Sementara penduduk Gaza yang luka-luka mencapai 1.900 orang.
Hamas yang memerintah di Jalur Gaza menyebut sejumlah kawasan di wilayah itu hancur lebur akibat serangan Israel. Mereka menyatakan sekitar 120 ribu penduduk terpaksa mengungsi.
Sedangkan jumlah korban tewas dari pihak Israel akibat serangan roket milisi Palestina dari Jalur Gaza tercatat sebanyak 12 orang.
Israel dan dua kelompok utama bersenjata di Gaza, Hamas dan Jihad Islam, menyetujui gencatan senjata senjata pada Kamis (20/5) kemarin.
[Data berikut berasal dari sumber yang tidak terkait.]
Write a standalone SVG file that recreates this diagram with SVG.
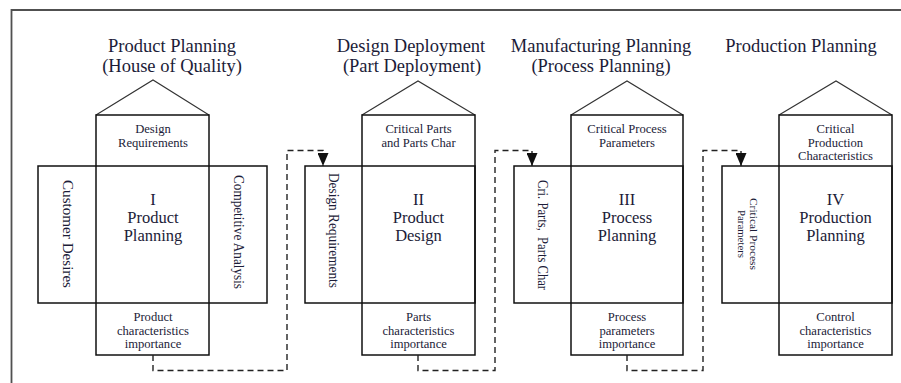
<svg xmlns="http://www.w3.org/2000/svg" width="901" height="383" viewBox="0 0 901 383">
  <style>
    .frame { fill: none; stroke: #505050; stroke-width: 1.8; }
    .roof { fill: none; stroke: #333; stroke-width: 1.1; stroke-linejoin: miter; }
    .box { fill: none; stroke: #111; stroke-width: 1.5; }
    .link { fill: none; stroke: #222; stroke-width: 1.4; stroke-dasharray: 6 4; }
    text { font-family: "Liberation Serif", "Times New Roman", serif; fill: #1c1c38; text-anchor: middle; }
    .title { font-size: 18.5px; }
    .main { font-size: 16.5px; }
    .small { font-size: 12.6px; }
    .side { font-size: 14px; }
    .tiny { font-size: 10.5px; }
  </style>
  <defs>
    <marker id="arrow" viewBox="0 0 13 11" refX="13" refY="5.5" markerWidth="13" markerHeight="11" markerUnits="userSpaceOnUse" orient="auto">
      <path d="M0,0 L13,5.5 L0,11 z" fill="#111"/>
    </marker>
  </defs>

  <!-- page frame -->
  <path class="frame" d="M11.5,383 V10 H901"/>

  <!-- stage titles -->
  <g id="titles">
    <text class="title" x="172" y="52">Product Planning</text>
    <text class="title" x="172" y="72">(House of Quality)</text>
    <text class="title" x="411" y="52">Design Deployment</text>
    <text class="title" x="412" y="72">(Part Deployment)</text>
    <text class="title" x="601" y="52">Manufacturing Planning</text>
    <text class="title" x="601" y="72">(Process Planning)</text>
    <text class="title" x="801" y="52">Production Planning</text>
  </g>

  <!-- House I -->
  <g id="house-1">
    <polyline class="roof" points="96,115 153,80 209,115"/>
    <rect class="box" x="96" y="115" width="113" height="240"/>
    <rect class="box" x="38" y="166" width="229" height="137"/>
    <text class="small" x="153" y="133">Design</text>
    <text class="small" x="153" y="147">Requirements</text>
    <text class="main" x="153" y="205">I</text>
    <text class="main" x="153" y="223">Product</text>
    <text class="main" x="153" y="241">Planning</text>
    <text class="side" transform="translate(68,234) rotate(90)" y="5" textLength="108" lengthAdjust="spacingAndGlyphs">Customer Desires</text>
    <text class="side" transform="translate(239,232) rotate(90)" y="5" textLength="114" lengthAdjust="spacingAndGlyphs">Competitive Analysis</text>
    <text class="small" x="153" y="321">Product</text>
    <text class="small" x="153" y="334.5">characteristics</text>
    <text class="small" x="153" y="347.5">importance</text>
  </g>

  <!-- House II -->
  <g id="house-2">
    <polyline class="roof" points="362,115 418,81 475,115"/>
    <rect class="box" x="362" y="115" width="113" height="240"/>
    <rect class="box" x="305" y="166" width="170" height="137"/>
    <text class="small" x="418.5" y="133">Critical Parts</text>
    <text class="small" x="418.5" y="147">and Parts Char</text>
    <text class="main" x="418.5" y="205">II</text>
    <text class="main" x="418.5" y="223">Product</text>
    <text class="main" x="418.5" y="241">Design</text>
    <text class="side" transform="translate(334,230.5) rotate(90)" y="5" textLength="115" lengthAdjust="spacingAndGlyphs">Design Requirements</text>
    <text class="small" x="418.5" y="321">Parts</text>
    <text class="small" x="418.5" y="334.5">characteristics</text>
    <text class="small" x="418.5" y="347.5">importance</text>
  </g>

  <!-- House III -->
  <g id="house-3">
    <polyline class="roof" points="571,115 627,81 683,115"/>
    <rect class="box" x="571" y="115" width="112" height="240"/>
    <rect class="box" x="514" y="166" width="169" height="137"/>
    <text class="small" x="627" y="133">Critical Process</text>
    <text class="small" x="627" y="147">Parameters</text>
    <text class="main" x="627" y="205">III</text>
    <text class="main" x="627" y="223">Process</text>
    <text class="main" x="627" y="241">Planning</text>
    <text class="side" transform="translate(543,235) rotate(90)" y="5" textLength="110" lengthAdjust="spacingAndGlyphs" xml:space="preserve">Cri. Parts,  Parts Char</text>
    <text class="small" x="627" y="321">Process</text>
    <text class="small" x="627" y="334.5">parameters</text>
    <text class="small" x="627" y="347.5">importance</text>
  </g>

  <!-- House IV -->
  <g id="house-4">
    <polyline class="roof" points="779,115 836,81 892,115"/>
    <rect class="box" x="779" y="115" width="113" height="240"/>
    <rect class="box" x="722" y="166" width="170" height="137"/>
    <text class="small" x="835.5" y="133">Critical</text>
    <text class="small" x="835.5" y="147">Production</text>
    <text class="small" x="835.5" y="160">Characteristics</text>
    <text class="main" x="835.5" y="205">IV</text>
    <text class="main" x="835.5" y="223">Production</text>
    <text class="main" x="835.5" y="241">Planning</text>
    <text class="tiny" transform="translate(753,234) rotate(90)" y="3.5" textLength="72" lengthAdjust="spacingAndGlyphs">Critical Process</text>
    <text class="tiny" transform="translate(741,234) rotate(90)" y="3.5" textLength="48" lengthAdjust="spacingAndGlyphs">Parameters</text>
    <text class="small" x="835.5" y="321">Control</text>
    <text class="small" x="835.5" y="334.5">characteristics</text>
    <text class="small" x="835.5" y="347.5">importance</text>
  </g>

  <!-- dashed hand-over links between houses -->
  <g id="connectors">
    <path class="link" d="M153,355 V370.5 H287 V150.5 H323 V166" marker-end="url(#arrow)"/>
    <path class="link" d="M418,355 V370.5 H495 V150.5 H532 V166" marker-end="url(#arrow)"/>
    <path class="link" d="M627,355 V370.5 H703 V150.5 H741 V166" marker-end="url(#arrow)"/>
  </g>
</svg>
Menurut pernyataan dari kantor Perdana Menteri Israel, Benjamin Netanyahu, yang dikutip AFP, kabinet sepakat dengan suara bulat menerima usulan gencatan senjata tanpa syarat dari Mesir.
Sedangkan kelompok Hamas dan Jihad Islam membenarkan mereka sepakat melakukan gencatan senjata dengan Israel. Mereka menyatakan gencatan mulai berlaku pada Jumat (21/5) pukul 02.00 waktu setempat.